**Information provided:**
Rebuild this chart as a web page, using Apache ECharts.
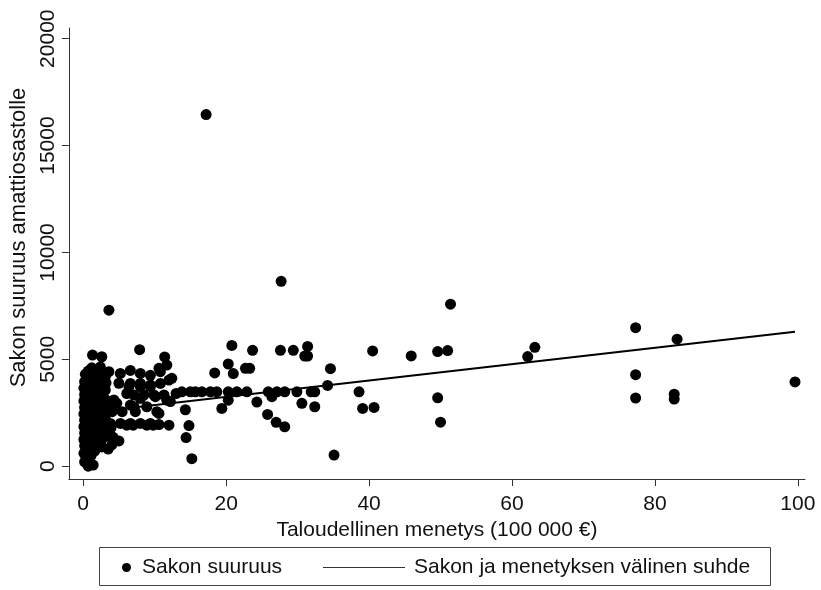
<!DOCTYPE html>
<html>
<head>
<meta charset="utf-8">
<script src="https://cdn.jsdelivr.net/npm/echarts@6/dist/echarts.min.js"></script>
<style>
html,body{margin:0;padding:0;background:#fff;}
#chart{width:821px;height:590px;}
</style>
</head>
<body>
<div id="chart"></div>
<script>
// ---- data ----
var seriesNames = ['Sakon suuruus', 'Sakon ja menetyksen välinen suhde'];
var xTicks = [0, 20, 40, 60, 80, 100];
var yTicks = [0, 5000, 10000, 15000, 20000];
var xTitle = 'Taloudellinen menetys (100 000 €)';
var yTitle = 'Sakon suuruus amattiosastolle';

// dense cluster near zero loss
var clusterLeft = [
  [0.2,200],[0.7,0],[1.4,50],
  [0.1,600],[0.2,950],[0.1,1250],[0.2,1550],[0.1,1850],[0.2,2150],[0.1,2450],[0.2,2750],[0.1,3050],[0.2,3350],[0.1,3650],[0.2,3950],[0.3,4300],
  [0.6,400],[0.7,750],[0.6,1100],[0.7,1400],[0.6,1700],[0.7,2000],[0.6,2300],[0.7,2600],[0.6,2900],[0.7,3200],[0.6,3500],[0.7,3800],[0.6,4100],[0.7,4450],
  [1.1,500],[1.2,850],[1.1,1250],[1.2,1600],[1.1,1900],[1.2,2200],[1.1,2500],[1.2,2800],[1.1,3100],[1.2,3400],[1.1,3700],[1.2,4000],[1.1,4300],[1.2,4600],[1.3,5200],
  [1.6,700],[1.7,1000],[1.6,1350],[1.7,1700],[1.6,2050],[1.7,2350],[1.6,2650],[1.7,2950],[1.6,3250],[1.7,3550],[1.6,3850],[1.7,4150],[1.6,4450],
  [2.1,1100],[2.2,1450],[2.1,1800],[2.2,2150],[2.1,2450],[2.2,2750],[2.1,3050],[2.2,3350],[2.1,3650],[2.2,3950],[2.1,4250],[2.4,4650],
  [2.6,900],[2.7,1300],[2.6,1650],[2.7,2000],[2.6,2300],[2.7,2600],[2.6,2900],[2.7,3200],[2.6,3500],[2.7,3800],[2.6,4100],[2.7,4400],[2.6,5120],
  [3.1,1400],[3.2,1800],[3.1,2200],[3.2,2500],[3.1,2800],[3.2,3100],[3.1,3560],[3.2,3900],[3.1,4200]
];

var clusterMid = [
  [3.6,7300],[7.9,5450],[11.4,5110],[11.7,4730],[10.6,4580],[3.6,4420],[5.2,4340],[6.6,4480],[8.0,4340],[9.4,4250],[10.8,4420],[12.0,4030],[12.4,4110],
  [5.0,3880],[6.6,3870],[8.0,3870],[9.4,3800],[10.8,3870],[6.4,3720],[8.0,3720],[9.4,3720],
  [6.1,3400],[7.1,3330],[8.5,3330],[9.9,3330],[11.3,3330],[13.0,3400],
  [8.0,3170],[10.1,3250],[11.7,3090],[12.2,3020],[4.3,3100],
  [4.7,2940],[6.6,2860],[7.1,2780],[8.9,2780],[3.6,2700],
  [4.05,2550],[5.45,2550],[7.3,2550],[10.3,2550],[10.6,2470],
  [3.8,2000],[5.2,2000],[6.1,1920],[6.6,2000],[7.0,1920],[8.0,2000],[8.9,1920],[9.4,2000],[9.8,1920],[10.6,1950],[12.0,1920],
  [3.9,1800],[3.5,1500],[4.2,1350],[5.0,1180],[4.0,1000],[3.5,800]
];

var scatterRest = [
  [17.2,16450],[27.7,8650],
  [20.8,5650],[23.7,5420],[27.6,5420],[29.4,5420],[31.4,5600],[31.0,5150],[31.4,5150],[40.5,5390],
  [20.3,4780],[22.7,4580],[23.3,4580],[18.4,4360],[21.0,4330],[34.6,4560],[34.2,3780],
  [13.8,3480],[15.0,3480],[15.7,3480],[16.6,3480],[17.8,3480],[18.7,3480],[20.3,3480],[21.5,3480],[22.9,3480],
  [25.9,3480],[27.1,3480],[28.2,3480],[29.9,3480],[31.9,3480],[32.4,3480],[38.6,3480],
  [14.3,2640],[19.4,2700],[20.3,3090],[24.3,3000],[26.4,3250],[30.6,2940],[32.4,2780],[39.1,2700],[40.7,2750],
  [25.8,2420],[27.0,2050],[28.2,1840],[14.8,1900],[14.4,1340],[15.2,350],[35.1,520],
  [51.4,7580],[45.9,5160],[49.6,5360],[51.0,5410],[62.2,5130],[63.2,5560],[77.3,6480],[83.1,5940],
  [77.3,4280],[49.6,3200],[50.0,2060],[77.3,3190],[82.7,3370],[82.7,3140],[99.6,3940]
];

var fitLine = [[0, 2480], [99.6, 6285]];

var scatterData = clusterLeft.concat(clusterMid, scatterRest);

var FONT = '"Liberation Sans", Arial, sans-serif';
var chart = echarts.init(document.getElementById('chart'), null, {renderer: 'canvas'});

chart.setOption({
  backgroundColor: '#ffffff',
  animation: false,
  grid: {left: 67, right: 16, top: 28, bottom: 111, containLabel: false},
  xAxis: {
    type: 'value', min: -2, max: 101,
    name: xTitle, nameLocation: 'middle', nameGap: 31,
    nameTextStyle: {color: '#111', fontFamily: FONT, fontSize: 21},
    axisLine: {show: true, onZero: false, lineStyle: {color: '#333', width: 1}},
    axisTick: {show: true, length: 7, customValues: xTicks, lineStyle: {color: '#333'}},
    axisLabel: {customValues: xTicks, color: '#111', fontFamily: FONT, fontSize: 21, margin: 15,
      formatter: function (v) { return String(v); }},
    splitLine: {show: false}
  },
  yAxis: {
    type: 'value', min: -600, max: 20500,
    name: yTitle, nameLocation: 'middle', nameGap: 38, nameRotate: 90,
    nameTextStyle: {color: '#111', fontFamily: FONT, fontSize: 22, padding: [0, 0, 0, 32]},
    axisLine: {show: true, onZero: false, lineStyle: {color: '#333', width: 1}},
    axisTick: {show: true, length: 7, customValues: yTicks, lineStyle: {color: '#333'}},
    axisLabel: {customValues: yTicks, rotate: 90, color: '#111', fontFamily: FONT, fontSize: 21, margin: 10,
      formatter: function (v) { return String(v); }},
    splitLine: {show: false}
  },
  legend: [
    {
      data: [{name: seriesNames[0], icon: 'circle'}],
      left: 117, top: 552, itemWidth: 9, itemHeight: 9,
      textStyle: {color: '#111', fontFamily: FONT, fontSize: 21, padding: [0, 0, 0, 6]},
      selectedMode: false
    },
    {
      data: [{name: seriesNames[1], icon: 'rect'}],
      left: 318, top: 552, itemWidth: 82, itemHeight: 1,
      itemStyle: {color: '#333'},
      textStyle: {color: '#111', fontFamily: FONT, fontSize: 21, padding: [0, 0, 0, 4]},
      selectedMode: false
    }
  ],
  graphic: [{
    type: 'rect', left: 97, top: 545, silent: true,
    shape: {width: 671, height: 38},
    style: {fill: 'none', stroke: '#444', lineWidth: 1}
  }],
  series: [
    {
      name: seriesNames[0], type: 'scatter', data: scatterData,
      symbol: 'circle', symbolSize: 11,
      itemStyle: {color: '#000', opacity: 1}
    },
    {
      name: seriesNames[1], type: 'line', data: fitLine,
      showSymbol: false, symbol: 'none',
      lineStyle: {color: '#000', width: 2},
      z: 3
    }
  ]
});
</script>
</body>
</html>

**Your task:** Please take the lines from the beginning of the data above through the line holding "var yTitle = 'Sakon suuruus amattiosastolle';" and transcribe them exactly, without any pictures.

**Solution:**
Rebuild this chart as a web page, using Apache ECharts.
<!DOCTYPE html>
<html>
<head>
<meta charset="utf-8">
<script src="https://cdn.jsdelivr.net/npm/echarts@6/dist/echarts.min.js"></script>
<style>
html,body{margin:0;padding:0;background:#fff;}
#chart{width:821px;height:590px;}
</style>
</head>
<body>
<div id="chart"></div>
<script>
// ---- data ----
var seriesNames = ['Sakon suuruus', 'Sakon ja menetyksen välinen suhde'];
var xTicks = [0, 20, 40, 60, 80, 100];
var yTicks = [0, 5000, 10000, 15000, 20000];
var xTitle = 'Taloudellinen menetys (100 000 €)';
var yTitle = 'Sakon suuruus amattiosastolle';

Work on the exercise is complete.